** Start of Supplied entries **

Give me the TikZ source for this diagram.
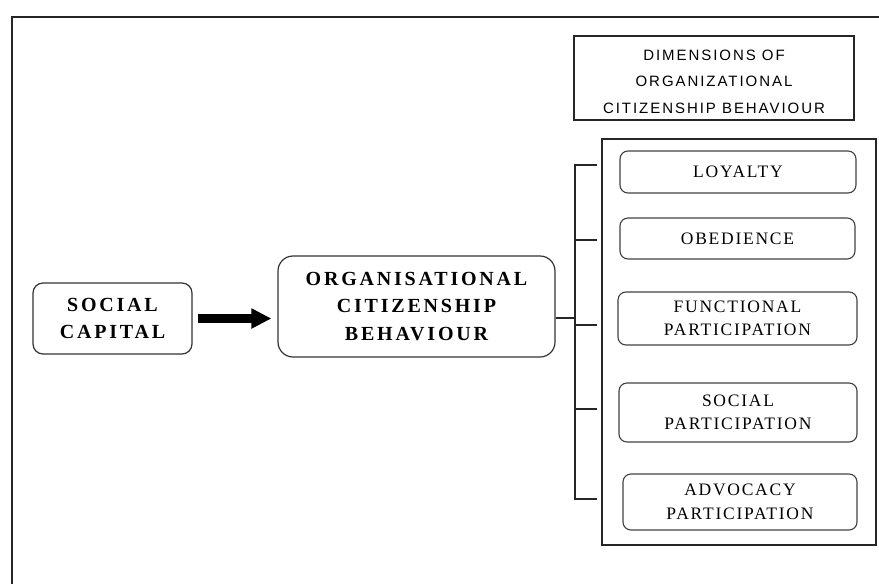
\documentclass[tikz,border=0pt]{standalone}
\usepackage{fontspec}
\setmainfont{Liberation Serif}
\newfontfamily\ocbfont[LetterSpace=14]{Liberation Serif}
\newfontfamily\dimfont[LetterSpace=13]{Liberation Sans}
\newfontfamily\innerfont[LetterSpace=10]{Liberation Serif}
\usetikzlibrary{arrows.meta}
\begin{document}
\begin{tikzpicture}[x=1pt,y=-1pt,
  bigbox/.style={draw=black!80, line width=1.2pt, inner sep=0pt, align=center,
    font=\ocbfont\bfseries\fontsize{20}{27.5}\selectfont},
  dimbox/.style={draw=black!85, line width=1.1pt, inner sep=0pt},
  dimtext/.style={inner sep=0pt, align=center, font=\dimfont\fontsize{15}{26.5}\selectfont},
  contbox/.style={draw=black!85, line width=1.2pt, inner sep=0pt},
  itembox/.style={draw=black!75, line width=1.1pt, rounded corners=8pt, inner sep=0pt, align=center,
    font=\innerfont\fontsize{17.5}{23.5}\selectfont},
  conn/.style={draw=black!85, line width=1.1pt},
  bigarrow/.style={line width=9pt, -{Triangle[length=20pt,width=19pt]}}
]
\useasboundingbox (0,0) rectangle (879,584);
% frame (cropped: only top and left edges visible)
\draw[line width=2.2pt, black!85] (11.8,584) -- (11.8,16.8) -- (879,16.8);

% main nodes
\node[bigbox, rounded corners=10pt, minimum width=159pt, minimum height=71pt] (sc) at (112.5,318.5) {SOCIAL\\CAPITAL};
\node[bigbox, rounded corners=15pt, minimum width=277pt, minimum height=101pt] (ocb) at (416.5,306.5) {ORGANISATIONAL\\CITIZENSHIP\\BEHAVIOUR};

\node[dimbox, minimum width=280pt, minimum height=84pt] (dim) at (714,78) {};
\node[dimtext] (dimt) at ([yshift=-3.5pt]dim.center) {DIMENSIONS OF\\ORGANIZATIONAL\\CITIZENSHIP BEHAVIOUR};

\node[contbox, minimum width=274pt, minimum height=406pt] (cont) at (739,342) {};

\node[itembox, minimum width=236pt, minimum height=42pt] (loy) at (738,172) {LOYALTY};
\node[itembox, minimum width=235pt, minimum height=41pt] (obe) at (737.5,238.5) {OBEDIENCE};
\node[itembox, minimum width=239pt, minimum height=53pt] (fun) at (737.5,318.5) {FUNCTIONAL\\PARTICIPATION};
\node[itembox, minimum width=238pt, minimum height=59pt] (soc) at (738,412.5) {SOCIAL\\PARTICIPATION};
\node[itembox, minimum width=234pt, minimum height=56pt] (adv) at (740,502) {ADVOCACY\\PARTICIPATION};

% arrow
\draw[bigarrow, shorten <=5pt, shorten >=6pt] (sc.east) -- (ocb.west |- sc.east);

% bracket
\coordinate (jt) at (575,165);
\coordinate (jb) at (575,499);
\coordinate (jm) at (575,318);
\coordinate (e1) at (597,165);
\coordinate (e2) at (597,240);
\coordinate (e3) at (597,325);
\coordinate (e4) at (597,409);
\coordinate (e5) at (597,499);
\draw[conn] (e1) -- (jt) -- (jb) -- (e5);
\draw[conn] (jt |- e2) -- (e2);
\draw[conn] (jt |- e3) -- (e3);
\draw[conn] (jt |- e4) -- (e4);
\draw[conn] (ocb.east |- jm) -- (jm);
\end{tikzpicture}
\end{document}
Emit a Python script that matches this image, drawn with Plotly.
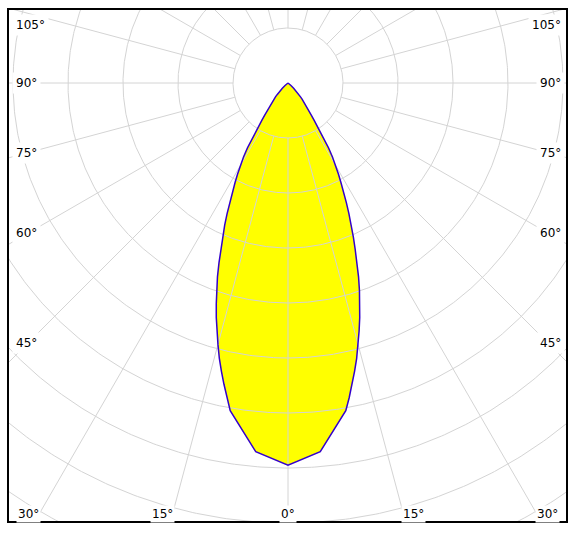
import numpy as np
import plotly.graph_objects as go

# ---- data (luminous intensity per angle, symmetric distribution) ----
ANGLES = [0, 5, 10, 11, 12, 13, 14, 15, 16, 17, 18, 19, 20, 21, 22, 23, 24, 25, 26, 27, 28, 29, 30,
          31, 32, 33, 34, 35, 36, 37, 38, 39, 40, 41, 42, 43, 44, 45, 47, 50, 55, 60, 70, 80, 90]
INTENSITY = [695, 673, 605, 583, 560, 538, 516, 492, 469, 446, 422, 399, 375, 350, 326, 304, 283, 262, 242, 223, 205, 189, 173,
             157, 139, 118, 98, 83, 72, 63, 56, 50, 44, 39, 34, 29, 25, 21, 14, 7, 2, 0, 0, 0, 0]

RING_VALUES = [100, 200, 300, 400, 500, 600, 700, 800, 900, 1000]
SPOKE_ANGLES = list(range(0, 360, 15))
SIDE_LABEL_ANGLES = [105, 90, 75, 60, 45]
BOTTOM_LABEL_ANGLES = [30, 15, 0]

# ---- layout constants (pixels) ----
W, H = 577, 534
CX, CY = 288, 83          # pole position in pixels
PPU = 0.55                # pixels per intensity unit
PL, PR, PT, PB = 8, 567, 9, 522

def to_data(px, py):
    return (px - CX) / PPU, (CY - py) / PPU

x_range = [(PL - CX) / PPU, (PR - CX) / PPU]
y_range = [-(PB - CY) / PPU, (CY - PT) / PPU]

# ---- curve ----
ang = np.array(ANGLES, dtype=float)
inten = np.array(INTENSITY, dtype=float)
th = np.concatenate([ang[::-1], -ang[1:]])
rr = np.concatenate([inten[::-1], inten[1:]])
cx = rr * np.sin(np.radians(th))
cy = -rr * np.cos(np.radians(th))

fig = go.Figure()
fig.add_trace(go.Scatter(x=cx, y=cy, mode="lines", fill="toself",
                         fillcolor="#ffff00", line=dict(width=0),
                         hoverinfo="skip", showlegend=False))

# ---- grid ----
gx, gy = [], []
t = np.radians(np.linspace(0, 360, 721))
for r in RING_VALUES:
    gx += list(r * np.sin(t)) + [None]
    gy += list(-r * np.cos(t)) + [None]
r0, r1 = RING_VALUES[0], RING_VALUES[-1] * 1.2
for a in SPOKE_ANGLES:
    s, c = np.sin(np.radians(a)), np.cos(np.radians(a))
    gx += [r0 * s, r1 * s, None]
    gy += [-r0 * c, -r1 * c, None]
fig.add_trace(go.Scatter(x=gx, y=gy, mode="lines",
                         line=dict(color="#d4d4d4", width=1),
                         hoverinfo="skip", showlegend=False))

# ---- outline ----
fig.add_trace(go.Scatter(x=cx, y=cy, mode="lines",
                         line=dict(color="#3300cc", width=1.5),
                         hoverinfo="skip", showlegend=False))

# ---- angle labels ----
font = dict(family="DejaVu Sans", size=12, color="#000000")
ann = []
for a in SIDE_LABEL_ANGLES:
    ta = np.tan(np.radians(a))
    py = CY + (CX - 28) / ta if abs(ta) < 1e6 else CY
    py = max(py, 24.5)
    for side in (-1, 1):
        px = 12 if side < 0 else 565
        x, y = to_data(px, py)
        ann.append(dict(x=x, y=y, text=f"{a}°", showarrow=False,
                        xanchor="left" if side < 0 else "right", yanchor="middle",
                        bgcolor="#ffffff", borderpad=3, font=font))
for a in BOTTOM_LABEL_ANGLES:
    py = 514
    off = (py - CY) * np.tan(np.radians(a))
    sides = (-1, 1) if a != 0 else (0,)
    for side in sides:
        if side == 0:
            px, anc = CX, "center"
        elif side < 0:
            px, anc = CX - off + 2, "right"
        else:
            px, anc = CX + off - 2, "left"
        x, y = to_data(px, py)
        ann.append(dict(x=x, y=y, text=f"{a}°", showarrow=False,
                        xanchor=anc, yanchor="middle",
                        bgcolor="#ffffff", borderpad=1, font=font))

fig.update_layout(
    width=W, height=H,
    margin=dict(l=PL, r=W - PR, t=PT, b=H - PB, pad=0),
    paper_bgcolor="#ffffff", plot_bgcolor="#ffffff",
    xaxis=dict(range=x_range, visible=False, fixedrange=True),
    yaxis=dict(range=y_range, visible=False, fixedrange=True),
    annotations=ann,
    shapes=[dict(type="rect", xref="paper", yref="paper", x0=0, x1=1, y0=0, y1=1,
                 line=dict(color="#000000", width=2), layer="above")],
    showlegend=False,
)

fig.write_html("out.html")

** End of Supplied entries **

Task details
All lines of the data above that include the word "this" must be shown.

The completed task
Give me the TikZ source for this diagram.
Emit a Python script that matches this image, drawn with Plotly.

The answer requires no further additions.